In 1985, Sam had another movie role that brought him a raft of fans. He played the motorcycle-riding boyfriend of Cher in Mask, the story of disfigured Rocky Dennis and his mother. Many a female (and presumably a few guys!) fell for his rough on the outside, tender on the inside characterization. The film got a healthy amount of attention (partly from Cher’s constant complaining about not winning an Oscar for it) and he began to win more work in feature films.

That role seemed to signify a move towards longer-haired, denim and leather-clad types for Elliott. His hair began to become more salt than pepper (eventually turning completely white, not an unflattering thing on him.) One of his films (that, ironically, had been slated to star Cher at first) was Fatal Beauty, in which he found himself working opposite Whoopi Goldberg. He and Goldberg filmed a love scene for the film (the mind boggles!), but it was left out of the American release, allegedly because it was still a controversial thing to have displayed (and this was 1987!) More likely the scene simply didn’t come off as intended, but what do I know.

Other notable later projects include the Patrick Swayze action flick Roadhouse, the civil war epic Gettysburg, the all-star, OK Corral shootout Tombstone, The Coen Brothers’ cult oddity The Big Lebowski, the comic book adaptation Hulk and this year’s Oscar contender Up in the Air, in which he plays an airline pilot who’s flying on the day that George Clooney’s character reaches the 10 million flyer miles mark.

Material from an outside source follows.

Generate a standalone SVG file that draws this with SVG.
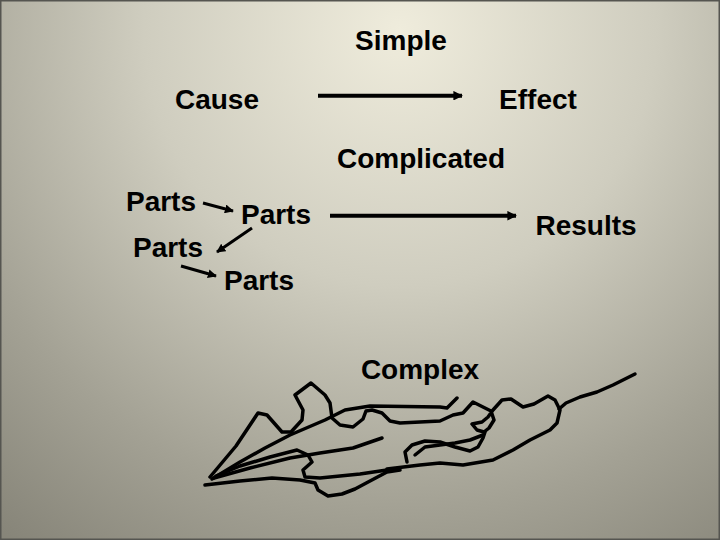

Though his looks have changed considerably over the years from a dark hunk to a craggy, silver-haired, daddy-type, he has continued to work steadily. On six occasions, he was able to pair up with Ross, though she has scaled back her career considerably in recent years and seems content to attend events on his arm. Their last project was the TV western Conagher in 1991. They have been together since 1978, but did not marry until 1984 when she became pregnant with their daughter.

Sam was taken to task a bit by the gay community when he failed to sing the praises of Brokeback Mountain. His quote on the subject was, “I was really happy that Ang Lee won the Best Director award. I got to know him very well on Hulk. But I'm not the Brokeback Mountain crowd, what can I tell ya. I'm more of a purist. But at the same time, it's a new day.” I find nothing wrong with it because, just like there are many things I do not wish to see at the movies, I know that likewise there are things that others do not wish to watch. That’s why there are many viewing options. As a western icon, he was asked to give his opinion and he gave it. I didn’t find his words inflammatory at all.